The record shows that “ the plaintiff was interrogated in chief with regard to a conversation had by him with Father Fagan at the time the foundation was being dug, as to the contract provision concerning the date of completion and the penalty for non-performance. Counsel claimed to show by the witness that he Spoke to Father Fagan about the delay which would be involved in the increased foundation work, and asked him if he, under the circumstances, intended to hold the witness to completion by the day fixed; and that Father Fagan then informed him that the $25 forfeiture would not be exacted, or words to that effect.” The defendant’s counsel objected. The plaintiff’s counsel claimed the evidence “ as tending to show a waiver of that stipulation in the contract, if it should be found to have remained in force.” The court admitted the evidence.
We think the evidence was properly received for the purpose claimed, but for reasons already given, we think it was not admissible for the purpose of proving a waiver in respect to other matters.
The defendant in its eighth reason of appeal complains that the court refused to charge as requested, and of the charge as given. The request is as follows :—“ By the terms of the contract Mr. O’Keefe, the plaintiff, was bound to complete the same before the first day of February, 1883. It was further agreed that the neglect, delay or fault of any other contractor, or that any alterations that might be required, should not release Mr. O’Keefe from the obligation to finish his work before the first day of February, or from the damages to be paid for his default, unless he made his
The court charged as follows:—“ The law is so, gentlemen, that time limits become reasonably enlarged by alterations or enlargements, upon the owner’s request or suggestion that work be done which delays the performance of the work, the extension being measured by the delay thus caused. But there is another provision in the contract which enters into this matter and determines the rights of the parties to extension, being paragraph twelve of the con-tract, to wit, ‘The owner shall not be liable to the contract- or for any neglect, default or delay of any other contractor upon the building; nor shall any such neglect, delay or default of any other contractor, or any alterations which may be required in the work, or any damage which may happen thereto by fire or otherwise, release the contractor from the obligation to finish the work within the time aforesaid, or from the damages to be paid in default thereof, unless claim is made in writing at the time of such alleged neglect, default or delay, and the architect shall certify that an allowance of additional time ought to be made, in which case the contractor shall be released from the payment of the stipulated damages for the additional time so certified, and no more.’ This paragraph would bar the plaintiff from any
The court charged substantially as requested, except that the jury were allowed to give effect to a waiver if they should find that there was one.

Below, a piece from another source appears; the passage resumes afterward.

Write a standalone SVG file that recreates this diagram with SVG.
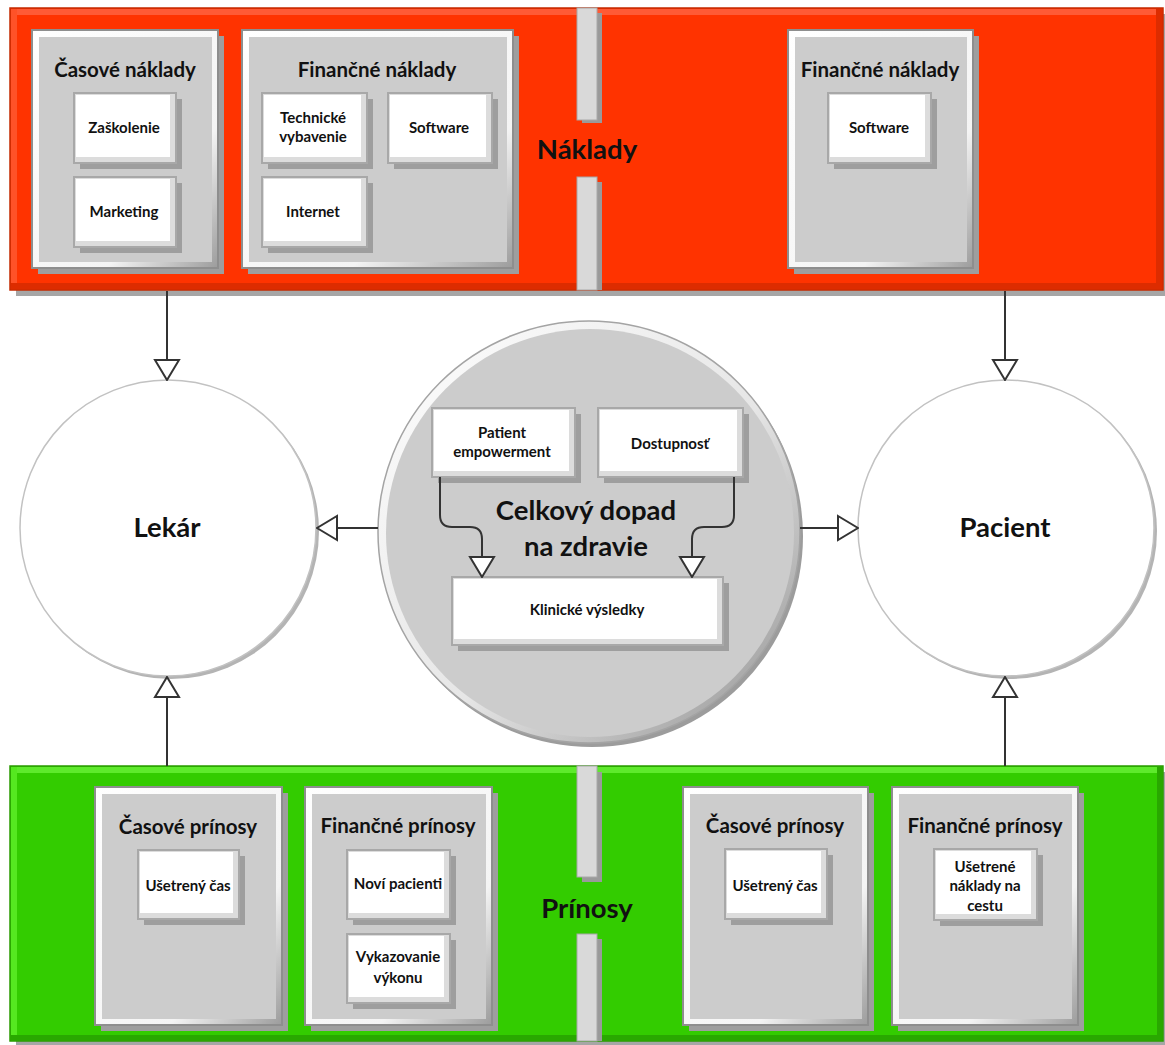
<svg xmlns="http://www.w3.org/2000/svg" width="1165" height="1045" viewBox="0 0 1165 1045">
<style>
text{font-family:Lato,"Liberation Sans","DejaVu Sans",sans-serif;font-weight:700;fill:#111;text-anchor:middle}
.t1{font-size:20.5px}
.t2{font-size:15px}
.t3{font-size:27.5px}
.shd{fill:#9e9e9e}
.cfr{fill:url(#frameG);stroke:#8e8e8e;stroke-width:2}
.cin{fill:#cccccc}
.bfr{fill:#dcdcdc;stroke:#a8a8a8;stroke-width:2}
.bin{fill:#ffffff}
.div{fill:#d9d9d9;stroke:#a8a8a8;stroke-width:1}
.dsh{fill:#9a9a9a}
.ln{fill:none;stroke:#333;stroke-width:2}
</style>
<defs>
<linearGradient id="frameG" x1="0" y1="0" x2="1" y2="1">
<stop offset="0" stop-color="#ffffff"/><stop offset="0.7" stop-color="#f4f4f4"/><stop offset="1" stop-color="#9c9c9c"/>
</linearGradient>
<linearGradient id="ringG" x1="0" y1="0" x2="1" y2="1">
<stop offset="0" stop-color="#ffffff"/><stop offset="0.55" stop-color="#e6e6e6"/><stop offset="1" stop-color="#8e8e8e"/>
</linearGradient>
<marker id="ah" viewBox="0 0 22 28" refX="21" refY="14" markerWidth="22" markerHeight="28" markerUnits="userSpaceOnUse" orient="auto">
<path d="M1,2 L21,14 L1,26 Z" fill="#fff" stroke="#333" stroke-width="2"/>
</marker>
</defs>

<!-- Red band -->
<g id="naklady">
<rect x="16" y="14" width="1153" height="282" fill="#a6a6a6"/>
<rect x="10" y="8" width="1153" height="282" fill="#ff3300" stroke="#c42a00" stroke-width="1.5"/>
<rect x="11" y="9" width="1151" height="6" fill="#ff5a35"/>
<rect x="11" y="9" width="6" height="280" fill="#ff5228"/>
<rect x="11" y="283" width="1151" height="6" fill="#dd2c00"/>
<rect x="1156" y="9" width="6" height="280" fill="#dd2c00"/>
<rect x="582" y="13" width="20" height="110" class="dsh"/>
<rect x="577" y="8" width="20" height="112" class="div"/>
<rect x="582" y="182" width="20" height="108" class="dsh"/>
<rect x="577" y="177" width="20" height="113" class="div"/>
<text class="t3" x="587" y="159">Náklady</text>
</g>

<g id="casove-naklady">
<rect class="shd" x="38" y="36" width="186" height="238"/>
<rect class="cfr" x="32" y="30" width="186" height="238"/>
<rect class="cin" x="39" y="37" width="173" height="225"/>
<text class="t1" x="125" y="77">Časové náklady</text>
</g>
<g id="zaskolenie">
<rect class="shd" x="80" y="99" width="102" height="70"/>
<rect class="bfr" x="74" y="93" width="102" height="70"/>
<rect class="bin" x="76" y="95" width="94" height="62"/>
<text class="t2" x="124" y="133">Zaškolenie</text>
</g>
<g id="marketing">
<rect class="shd" x="80" y="183" width="102" height="70"/>
<rect class="bfr" x="74" y="177" width="102" height="70"/>
<rect class="bin" x="76" y="179" width="94" height="62"/>
<text class="t2" x="124" y="217">Marketing</text>
</g>

<g id="financne-naklady-1">
<rect class="shd" x="248" y="36" width="271" height="238"/>
<rect class="cfr" x="242" y="30" width="271" height="238"/>
<rect class="cin" x="249" y="37" width="258" height="225"/>
<text class="t1" x="377" y="77">Finančné náklady</text>
</g>
<g id="technicke">
<rect class="shd" x="268" y="99" width="105" height="70"/>
<rect class="bfr" x="262" y="93" width="105" height="70"/>
<rect class="bin" x="264" y="95" width="97" height="62"/>
<text class="t2" x="313" y="123">Technické</text>
<text class="t2" x="313" y="142">vybavenie</text>
</g>
<g id="software-1">
<rect class="shd" x="394" y="99" width="104" height="70"/>
<rect class="bfr" x="388" y="93" width="104" height="70"/>
<rect class="bin" x="390" y="95" width="96" height="62"/>
<text class="t2" x="439" y="133">Software</text>
</g>
<g id="internet">
<rect class="shd" x="268" y="183" width="105" height="70"/>
<rect class="bfr" x="262" y="177" width="105" height="70"/>
<rect class="bin" x="264" y="179" width="97" height="62"/>
<text class="t2" x="313" y="217">Internet</text>
</g>

<g id="financne-naklady-2">
<rect class="shd" x="794" y="36" width="185" height="238"/>
<rect class="cfr" x="788" y="30" width="185" height="238"/>
<rect class="cin" x="795" y="37" width="172" height="225"/>
<text class="t1" x="880" y="77">Finančné náklady</text>
</g>
<g id="software-2">
<rect class="shd" x="834" y="99" width="103" height="70"/>
<rect class="bfr" x="828" y="93" width="103" height="70"/>
<rect class="bin" x="830" y="95" width="95" height="62"/>
<text class="t2" x="879" y="133">Software</text>
</g>

<!-- Green band -->
<g id="prinosy">
<rect x="16" y="772" width="1153" height="275" fill="#a6a6a6"/>
<rect x="10" y="766" width="1153" height="275" fill="#33cc00" stroke="#2a9a00" stroke-width="1.5"/>
<rect x="11" y="767" width="1151" height="6" fill="#5eea2c"/>
<rect x="11" y="767" width="6" height="273" fill="#55e820"/>
<rect x="11" y="1035" width="1151" height="5" fill="#29a800"/>
<rect x="1157" y="767" width="5" height="273" fill="#29a800"/>
<rect x="582" y="772" width="20" height="110" class="dsh"/>
<rect x="577" y="766" width="20" height="111" class="div"/>
<rect x="582" y="939" width="20" height="102" class="dsh"/>
<rect x="577" y="934" width="20" height="107" class="div"/>
<text class="t3" x="587" y="918">Prínosy</text>
</g>

<g id="casove-prinosy-1">
<rect class="shd" x="101" y="793" width="187" height="238"/>
<rect class="cfr" x="95" y="787" width="187" height="238"/>
<rect class="cin" x="102" y="794" width="174" height="225"/>
<text class="t1" x="188" y="834">Časové prínosy</text>
</g>
<g id="usetreny-cas-1">
<rect class="shd" x="144" y="856" width="101" height="69"/>
<rect class="bfr" x="138" y="850" width="101" height="69"/>
<rect class="bin" x="140" y="852" width="93" height="61"/>
<text class="t2" x="188" y="891">Ušetrený čas</text>
</g>

<g id="financne-prinosy-1">
<rect class="shd" x="311" y="793" width="187" height="238"/>
<rect class="cfr" x="305" y="787" width="187" height="238"/>
<rect class="cin" x="312" y="794" width="174" height="225"/>
<text class="t1" x="398" y="833">Finančné prínosy</text>
</g>
<g id="novi-pacienti">
<rect class="shd" x="353" y="856" width="103" height="69"/>
<rect class="bfr" x="347" y="850" width="103" height="69"/>
<rect class="bin" x="349" y="852" width="95" height="61"/>
<text class="t2" x="398" y="889">Noví pacienti</text>
</g>
<g id="vykazovanie">
<rect class="shd" x="353" y="940" width="103" height="69"/>
<rect class="bfr" x="347" y="934" width="103" height="69"/>
<rect class="bin" x="349" y="936" width="95" height="61"/>
<text class="t2" x="398" y="962">Vykazovanie</text>
<text class="t2" x="398" y="983">výkonu</text>
</g>

<g id="casove-prinosy-2">
<rect class="shd" x="689" y="793" width="185" height="238"/>
<rect class="cfr" x="683" y="787" width="185" height="238"/>
<rect class="cin" x="690" y="794" width="172" height="225"/>
<text class="t1" x="775" y="833">Časové prínosy</text>
</g>
<g id="usetreny-cas-2">
<rect class="shd" x="731" y="855" width="102" height="70"/>
<rect class="bfr" x="725" y="849" width="102" height="70"/>
<rect class="bin" x="727" y="851" width="94" height="62"/>
<text class="t2" x="775" y="891">Ušetrený čas</text>
</g>

<g id="financne-prinosy-2">
<rect class="shd" x="898" y="793" width="186" height="238"/>
<rect class="cfr" x="892" y="787" width="186" height="238"/>
<rect class="cin" x="899" y="794" width="173" height="225"/>
<text class="t1" x="985" y="833">Finančné prínosy</text>
</g>
<g id="usetrene-naklady">
<rect class="shd" x="940" y="855" width="103" height="71"/>
<rect class="bfr" x="934" y="849" width="103" height="71"/>
<rect class="bin" x="936" y="851" width="95" height="63"/>
<text class="t2" x="985" y="872">Ušetrené</text>
<text class="t2" x="985" y="891">náklady na</text>
<text class="t2" x="985" y="911">cestu</text>
</g>

<!-- Circles -->
<g id="lekar">
<circle cx="171" cy="531" r="148" fill="#b4b4b4"/>
<circle cx="168" cy="528" r="148" fill="#fff" stroke="#c2c2c2" stroke-width="1.5"/>
<text class="t3" x="167" y="537">Lekár</text>
</g>
<g id="pacient">
<circle cx="1009" cy="531" r="148" fill="#b4b4b4"/>
<circle cx="1006" cy="528" r="148" fill="#fff" stroke="#c2c2c2" stroke-width="1.5"/>
<text class="t3" x="1005" y="537">Pacient</text>
</g>

<g id="celkovy-dopad">
<circle cx="592" cy="536" r="211" fill="#9c9c9c"/>
<circle cx="589" cy="532" r="211" fill="url(#ringG)" stroke="#a4a4a4" stroke-width="1.5"/>
<circle cx="590" cy="533" r="204" fill="#cccccc"/>
<text class="t3" x="586" y="520">Celkový dopad</text>
<text class="t3" x="586" y="556">na zdravie</text>
</g>
<g id="patient-empowerment">
<rect class="shd" x="438" y="414" width="143" height="69"/>
<rect class="bfr" x="432" y="408" width="143" height="69"/>
<rect class="bin" x="434" y="410" width="135" height="61"/>
<text class="t2" x="502" y="438">Patient</text>
<text class="t2" x="502" y="457">empowerment</text>
</g>
<g id="dostupnost">
<rect class="shd" x="604" y="414" width="145" height="69"/>
<rect class="bfr" x="598" y="408" width="145" height="69"/>
<rect class="bin" x="600" y="410" width="137" height="61"/>
<text class="t2" x="670" y="449">Dostupnosť</text>
</g>
<g id="klinicke-vysledky">
<rect class="shd" x="458" y="583" width="271" height="68"/>
<rect class="bfr" x="452" y="577" width="271" height="68"/>
<rect class="bin" x="454" y="579" width="263" height="60"/>
<text class="t2" x="587" y="615">Klinické výsledky</text>
</g>

<!-- Connectors -->
<g id="connectors">
<path class="ln" d="M167,291 V380" marker-end="url(#ah)"/>
<path class="ln" d="M1005,291 V380" marker-end="url(#ah)"/>
<path class="ln" d="M167,766 V677" marker-end="url(#ah)"/>
<path class="ln" d="M1005,766 V677" marker-end="url(#ah)"/>
<path class="ln" d="M378,528 H317" marker-end="url(#ah)"/>
<path class="ln" d="M800,528 H858" marker-end="url(#ah)"/>
<path class="ln" d="M440,477 V515 Q440,527 452,527 H470 Q482,527 482,539 V577" marker-end="url(#ah)"/>
<path class="ln" d="M734,477 V515 Q734,527 722,527 H704 Q692,527 692,539 V577" marker-end="url(#ah)"/>
</g>
</svg>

The seventh reason of appeal is “ that the court erred in neglecting to charge the jury as requested by the defendant in reference to the money paid Maher in the spring of 1883, for completing the brick work; and its charge on this point was erroneous.”
The plaintiff sub-let the brick work to one Maher for the sum of $3,000 by written contract. This contract was left with the defendant with permission to pay Maher weekly on account of said sum of $3,000. This sum was exhausted by the close of the year 1882, and the brick work was not completed. In March following Eagan orally requested the plaintiff to complete the brick work, beginning on or before April 14th. He then called the architect’s attention to the matter and informed him of his request to the plaintiff. The architect thereupon verbally directed him, if work was not begun by that date, to put men on and complete the Maher contract. The architect also wrote the plaintiff to
The defendant’s counsel requested the court to instruct the jury that, if they found the aforesaid facts claimed to have been proved by the defendant to be proved, the defendant would have the right to deduct the sum of $2,740 from, any amount which might be found due the plaintiff; The court did not so charge, but that “ the contract is clear in pointing out a way by which the defendant might become entitled to complete neglected or delayed work. If you should find that that mode was followed in the Maher matter, I instruct you that the defendant might properly charge the expense incurred to O’Keefe’s account. But it is necessary that the conditions or terms of the contract be strictly followed to entitle such charge to be made. One of these conditions is a certification by the architect of the refusal, neglect or failure of the contractor. The defendant relies upon the fact, as claimed, that the architect, upon complaint of Father Fagan, representing the defendant, and upon information from him that he had notified O’Keefe to proceed with the work by a day specified, had directed him (Father Fagan) that if he (O’Keefe) did not commence work by that day, to put
We think that the defendant was not entitled to the instruction requested, and that the instruction given, holding the defendant to a strict compliance with the terms of the contract, was proper.
In their brief the counsel for the defendant say:—“ In any view of the case the defendant paid Maher $2,740 for laying brick which the plaintiff was bound by the written contract to lay. * * * If one has paid money for the benefit of another, which the latter was legally bound to pay, and has done so for a reasonable cause and not officiously, he can recover the amount of the party for whose benefit it was paid.” It may be questionable whether the principle here invoked applies. As between the parties the duty of laying the brick devolved upon the plaintiff; as between the plaintiff and Maher, it devolved upon Maher. Both parties directed him to do the work. The plaintiff supposed that he was doing it in fulfilment of his contract with him; Fagan supposed that he was doing it by his direction and paid him accordingly. There seems to have been a mutual misunderstanding. Under these circumstances it is doubtful whether any liability attaches to the plaintiff. Be this as it may, the point was not made in the court below, and we have no occasion to consider it.
There is error in the judgment appealed from and a new trial is granted.
In this opinion the other judges concurred.